=== Exercise goal ===
Answer with a single number, the count of lines holding the word "this".

# Dataset content start

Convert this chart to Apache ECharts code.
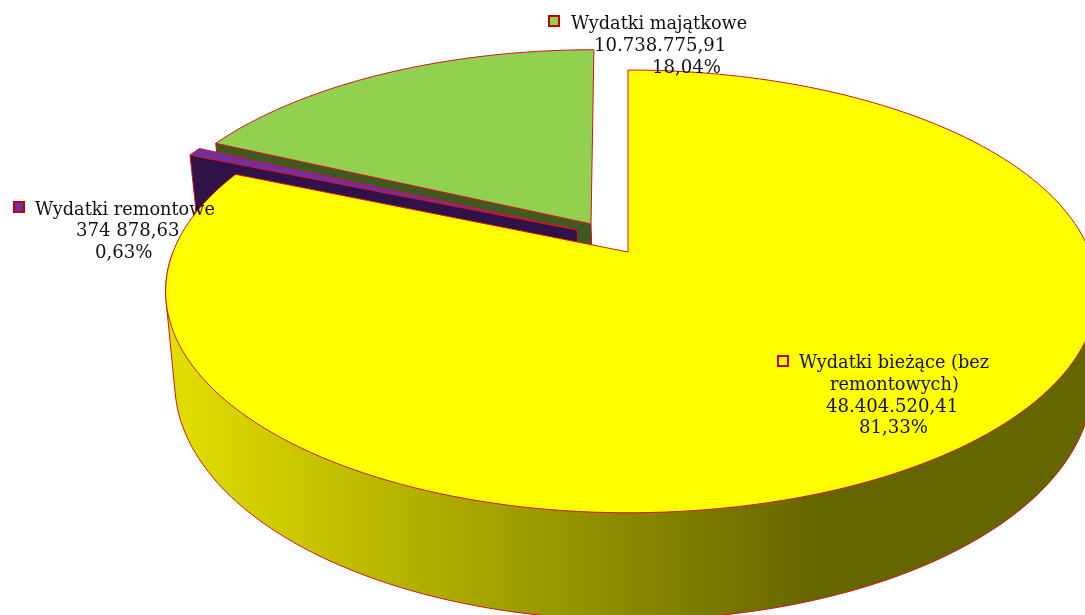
<!DOCTYPE html>
<html><head><meta charset="utf-8">
<style>html,body{margin:0;padding:0;background:#fff}#c{width:1085px;height:615px}</style>
<script src="https://cdn.jsdelivr.net/npm/echarts@6/dist/echarts.min.js"></script>
</head><body><div id="c"></div>
<script>
const categories = ['Wydatki bieżące (bez remontowych)', 'Wydatki remontowe', 'Wydatki majątkowe'];
const amounts = [48404520.41, 374878.63, 10738775.91];
const amountLabels = ['48.404.520,41', '374 878,63', '10.738.775,91'];
const percentLabels = ['81,33%', '0,63%', '18,04%'];
const topColors = ['#ffff00', '#7030a0', '#92d050'];
const wallColors = ['#666600', '#2e1248', '#3f5a20'];

// layout of the tilted pie (perspective disc), independent of the data
const explode = [[0, 0], [-0.125, -0.105], [-0.09, -0.134]];
const apexShift = [0, 5, 3];
const EDGE = '#d4141e';
const total = amounts.reduce((a, b) => a + b, 0);
const bounds = []; let acc = 0;
amounts.forEach(v => { const s = acc / total * 360; acc += v; bounds.push([s, acc / total * 360]); });

function proj(u, v, z) {
  const w = 1 - 0.178 * v;
  const bx = (u > 0 ? 462 : 455) - 7 * z;
  return [628 + 2 * z + bx * u / w, (169.5 * v + 252 + 88 * z) / w];
}
function rim(deg, off, z) {
  const t = deg * Math.PI / 180;
  return proj(Math.sin(t) + off[0], -Math.cos(t) + off[1], z);
}
function arc(a, b, off, z) {
  const n = Math.max(2, Math.ceil(Math.abs(b - a) / 1.5)), out = [];
  for (let i = 0; i <= n; i++) out.push(rim(a + (b - a) * i / n, off, z));
  return out;
}
function hull(pts) {
  const p = pts.slice().sort((a, b) => a[0] - b[0] || a[1] - b[1]);
  const cr = (o, a, b) => (a[0] - o[0]) * (b[1] - o[1]) - (a[1] - o[1]) * (b[0] - o[0]);
  const lo = [], up = [];
  for (const q of p) { while (lo.length > 1 && cr(lo[lo.length - 2], lo[lo.length - 1], q) <= 0) lo.pop(); lo.push(q); }
  for (const q of p.slice().reverse()) { while (up.length > 1 && cr(up[up.length - 2], up[up.length - 1], q) <= 0) up.pop(); up.push(q); }
  return lo.slice(0, -1).concat(up.slice(0, -1));
}
const poly = (points, fill, lw) => ({ type: 'polygon', shape: { points }, style: { fill, stroke: EDGE, lineWidth: lw === undefined ? 1 : lw } });

const wallGradient = { type: 'linear', x: 165, y: 0, x2: 815, y2: 0, global: true, colorStops: [
  { offset: 0, color: '#e2e000' }, { offset: 1, color: wallColors[0] } ] };

function slice(i) {
  const off = explode[i], [a, b] = bounds[i], out = [];
  const apexT = proj(off[0], off[1], 0), apexB = proj(off[0], off[1], 1);
  apexT[0] += apexShift[i]; apexB[0] += apexShift[i];
  if (i === 0) {
    const front = arc(90, 270, off, 0).concat(arc(90, 270, off, 1));
    out.push(poly(hull(front), wallGradient));
  } else {
    // radial cut face at the start of the slice
    const s0 = rim(a, off, 0), s1 = rim(a, off, 1);
    out.push(poly([apexT, s0, s1, apexB], wallColors[i]));
  }
  out.push(poly([apexT].concat(arc(a, b, off, 0)), topColors[i]));
  return out;
}

const FONT = '17.7px "DejaVu Serif", serif';
const NUM_FONT = '18.1px "DejaVu Serif", serif';
const labelLayout = [
  { key: [778, 356], lines: [[categories[0].split(' (')[0] + ' (bez', 799, 369], ['remontowych)', 830, 391], [amountLabels[0], 826, 413, 1], [percentLabels[0], 859, 434, 1]] },
  { key: [14, 202], lines: [[categories[1], 35, 216], [amountLabels[1], 76, 237, 1], [percentLabels[1], 95, 259, 1]] },
  { key: [549, 16], lines: [[categories[2], 571, 30], [amountLabels[2], 594, 52, 1], [percentLabels[2], 652, 74, 1]] }
];
function labels(i) {
  const l = labelLayout[i], out = [{ type: 'rect', shape: { x: l.key[0], y: l.key[1], width: 10, height: 10 },
    style: { fill: topColors[i], stroke: '#c00000', lineWidth: 2 } }];
  l.lines.forEach(t => out.push({ type: 'text', style: { text: t[0], x: t[1], y: t[2] - 6, font: t[3] ? NUM_FONT : FONT, fill: '#111', align: 'left', verticalAlign: 'middle' } }));
  return out;
}

const order = [2, 1, 0];
const chart = echarts.init(document.getElementById('c'), null, { renderer: 'canvas' });
chart.setOption({
  animation: false,
  backgroundColor: '#fff',
  series: [{
    type: 'custom', coordinateSystem: 'none', clip: false,
    data: amounts.map((v, i) => ({ value: v, name: categories[i] })),
    renderItem(params) {
      // drawn once as a single group, back to front, with labels above
      if (params.dataIndex !== 0) return { type: 'group', children: [] };
      const children = [];
      order.forEach(i => children.push(...slice(i)));
      [0, 1, 2].forEach(i => children.push(...labels(i)));
      return { type: 'group', children };
    }
  }]
});
</script></body></html>
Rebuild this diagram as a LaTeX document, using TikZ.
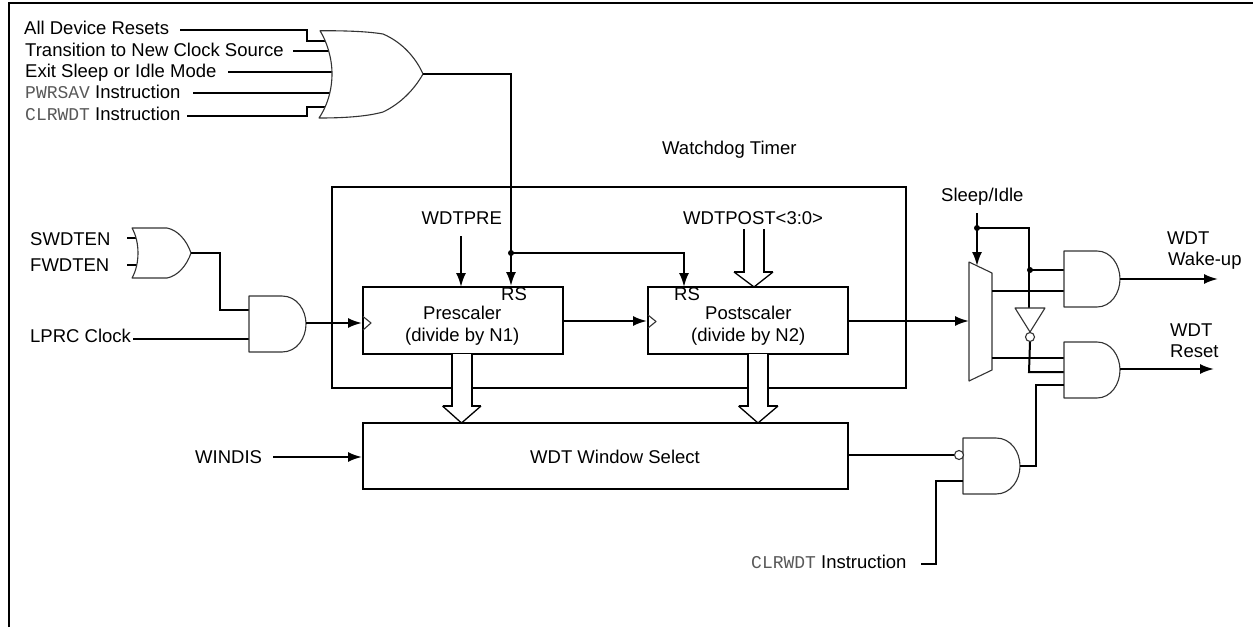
\documentclass[tikz,border=0pt]{standalone}
\usepackage{fontspec}
\setmainfont{Liberation Sans}
\setmonofont{Liberation Mono}
\usetikzlibrary{arrows.meta}
\definecolor{monogray}{gray}{0.35}
\definecolor{gateline}{gray}{0.2}
\newcommand{\cmdtext}[1]{{\fontsize{18}{20}\selectfont\ttfamily\color{monogray}#1}}
\tikzset{
  wire/.style={line width=2pt,line join=miter},
  arrowwire/.style={wire,-{Latex[length=14pt,width=10pt]}},
  box/.style={draw,line width=2pt,inner sep=0pt,minimum width=200pt,minimum height=67pt},
  gate/.style={draw=gateline,line width=1.1pt,fill=white,line join=round},
  bubble/.style={circle,draw=gateline,line width=1.1pt,fill=white,inner sep=0pt,minimum size=9pt},
  lab/.style={anchor=base west,inner sep=0pt,font=\fontsize{18.5}{20}\selectfont},
  dot/.style={circle,fill,inner sep=0pt,minimum size=6pt}
}
\newcommand{\andgate}[4]{%
  \path[gate] (#1,#2) -- ({#1+33},#2) .. controls ({#4-9},#2) and (#4,{#2+14}) .. (#4,{(#2+#3)/2})
     .. controls (#4,{#3-14}) and ({#4-9},#3) .. ({#1+33},#3) -- (#1,#3) -- cycle;}
% wide arrow: left shaft x, right shaft x, head left, tip x, head right, top y, head y, tip y
\newcommand{\widearrow}[8]{%
  \fill[white] (#1,#6) -- (#1,#7) -- (#3,#7) -- (#4,#8) -- (#5,#7) -- (#2,#7) -- (#2,#6) -- cycle;
  \draw[wire] (#1,#6) -- (#1,#7) -- (#3,#7);
  \draw[wire] (#2,#6) -- (#2,#7) -- (#5,#7);
  \draw[line width=1.3pt] (#3,#7) -- (#4,#8) -- (#5,#7);}
\begin{document}
\begin{tikzpicture}[x=1pt,y=-1pt]
\useasboundingbox (0,0) rectangle (1253,627);
\fill[white] (0,0) rectangle (1253,627);
% frame
\coordinate (fbl) at (9,627); \coordinate (ftl) at (9,3); \coordinate (ftr) at (1253,3);
\draw[wire] (fbl) -- (ftl) -- (ftr);

% boxes
\node[box,minimum width=574pt,minimum height=200.5pt] (wdt) at (619,287.5) {};
\node[box] (pre) at (463,320.5) {};
\node[box] (post) at (748,320.5) {};
\node[box,minimum width=485pt,minimum height=66pt] (win) at (605.5,456) {};

% labels
\node[lab] (l1) at (24,34) {All Device Resets};
\node[lab] (l2) at (25,56) {Transition to New Clock Source};
\node[lab] (l3) at (25,77) {Exit Sleep or Idle Mode};
\node[lab] (l4) at (25,98.5) {\cmdtext{PWRSAV} Instruction};
\node[lab] (l5) at (25,120) {\cmdtext{CLRWDT} Instruction};
\node[lab] (wt) at (662,154) {Watchdog Timer};
\node[lab] (sw) at (30,245) {SWDTEN};
\node[lab] (fw) at (30,271.5) {FWDTEN};
\node[lab] (lp) at (30,342.5) {LPRC Clock};
\node[lab] (wp) at (421.5,224) {WDTPRE};
\node[lab] (wo) at (683,224) {WDTPOST<3:0>};
\node[lab] (r1) at (501,300.5) {RS};
\node[lab] (r2) at (674,300.5) {RS};
\node[lab] (p1) at (423,319) {Prescaler};
\node[lab] (p2) at (405,341.5) {(divide by N1)};
\node[lab] (q1) at (705,319) {Postscaler};
\node[lab] (q2) at (691,341.5) {(divide by N2)};
\node[lab] (ws) at (530,463) {WDT Window Select};
\node[lab] (wi) at (195,463) {WINDIS};
\node[lab] (si) at (941,201.5) {Sleep/Idle};
\node[lab] (wu1) at (1167,244) {WDT};
\node[lab] (wu2) at (1168,265) {Wake-up};
\node[lab] (rs1) at (1170,336.5) {WDT};
\node[lab] (rs2) at (1170,357.5) {Reset};
\node[lab] (m1) at (976,296.5) {1};
\node[lab] (m0) at (976,365) {0};
\node[lab] (cl) at (751,568) {\cmdtext{CLRWDT} Instruction};

% ports and free ends
\coordinate (orO) at (423,74);
\coordinate (smOut) at (191,253);
\coordinate (a1O) at (306,323);
\coordinate (a2O) at (1120,279);
\coordinate (a3O) at (1120,369);
\coordinate (a4O) at (1020,466);
\coordinate (jRS) at (511,253);
\coordinate (jS) at (977,228);
\coordinate (jW) at (1030,270);
\coordinate (wuEnd) at (1218,279);
\coordinate (rsEnd) at (1214,369);

% big OR inputs
\draw[wire] (180,30) -- (306.5,30) -- (306.5,41) -- (326,41);
\draw[wire] (293,51) -- (330,51);
\draw[wire] (228,71.5) -- (332,71.5);
\draw[wire] (193,93) -- (331,93);
\draw[wire] (187,115.7) -- (307,115.7) -- (307,107) -- (327,107);
% big OR
\path[gate] (320,30.7) .. controls (327,42) and (332,58) .. (332,74) .. controls (332,92) and (326,108) .. (319,118)
  .. controls (340,118) and (365,117) .. (383,112) .. controls (400,104) and (414,90) .. (orO)
  .. controls (416,58) and (402,42) .. (383,34) .. controls (365,31) and (340,30.7) .. cycle;
% reset net
\draw[wire] (orO) -- (511,74) -- (jRS);
\draw[arrowwire] (jRS) -- (jRS |- pre.north);
\draw[arrowwire] (jRS) -- (684,253) -- (684,287);
\node[dot] (dRS) at (jRS) {};

% small OR
\draw[wire] (127,238) -- (137,238);
\draw[wire] (127,265) -- (137,265);
\path[gate] (132,228) .. controls (136,235) and (138,244) .. (138,253) .. controls (138,262) and (136,271) .. (132,278)
  -- (167,278) .. controls (178,276) and (187,265) .. (smOut) .. controls (187,241) and (178,230) .. (167,228) -- cycle;
\draw[wire] (smOut) -- (220,253) -- (220,310) -- (249,310);
\draw[wire] (lp.base east |- 0,338.7) ++(2,0) -- (249,338.7);
\andgate{249}{296}{352}{306}
\draw[arrowwire] (a1O) -- (a1O -| pre.west);

% clock triangles
\path[gate,fill=none] (363,316.5) -- (371,323) -- (363,330);
\path[gate,fill=none] (648,315) -- (656,321.5) -- (648,328);

\draw[arrowwire] (pre.east |- 0,321) -- (post.west |- 0,321);
\draw[arrowwire] (461,236) -- (461,287);
\draw[arrowwire] (273,457) -- (win.west |- 0,457);

% wide arrows
\widearrow{744}{764}{734}{754}{773}{229}{272}{287}
\widearrow{452}{472}{442.5}{461.5}{481}{354}{406}{423}
\widearrow{748}{768}{738.5}{758}{778}{354}{406}{423}

% mux
\draw[arrowwire] (post.east |- 0,321) -- (969,321);
\path[gate] (969,262) -- (992,273) -- (992,370) -- (969,381) -- cycle;
\draw[arrowwire] (977,213) -- (977,266);
\draw[wire] (jS) -- (1029,228) -- (1029,308);
\node[dot] (dS) at (jS) {};
\draw[wire] (jW) -- (1064,270);
\node[dot] (dW) at (jW) {};
\draw[wire] (992,291) -- (1064,291);
\draw[wire] (992,358) -- (1064,358);
% inverter
\path[gate] (1015,308) -- (1045,308) -- (1030,332) -- cycle;
\node[bubble] (bi) at (1030,337) {};
\draw[wire] (bi.south) -- (1029,372) -- (1064,372);
% and gates
\andgate{1064}{251}{307}{1120}
\andgate{1064}{342}{398}{1120}
\andgate{963}{438}{494}{1020}
\draw[arrowwire] (a2O) -- (wuEnd);
\draw[arrowwire] (a3O) -- (rsEnd);
\draw[wire] (a4O) -- (1036,466) -- (1036,385) -- (1064,385);
% NAND inputs
\node[bubble] (bn) at (959,455) {};
\draw[wire] (win.east |- bn) -- (bn.west);
\draw[wire] (963,481) -- (936,481) -- (936,564) -- (921,564);
\end{tikzpicture}
\end{document}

# Dataset content end

=== Exercise output ===
2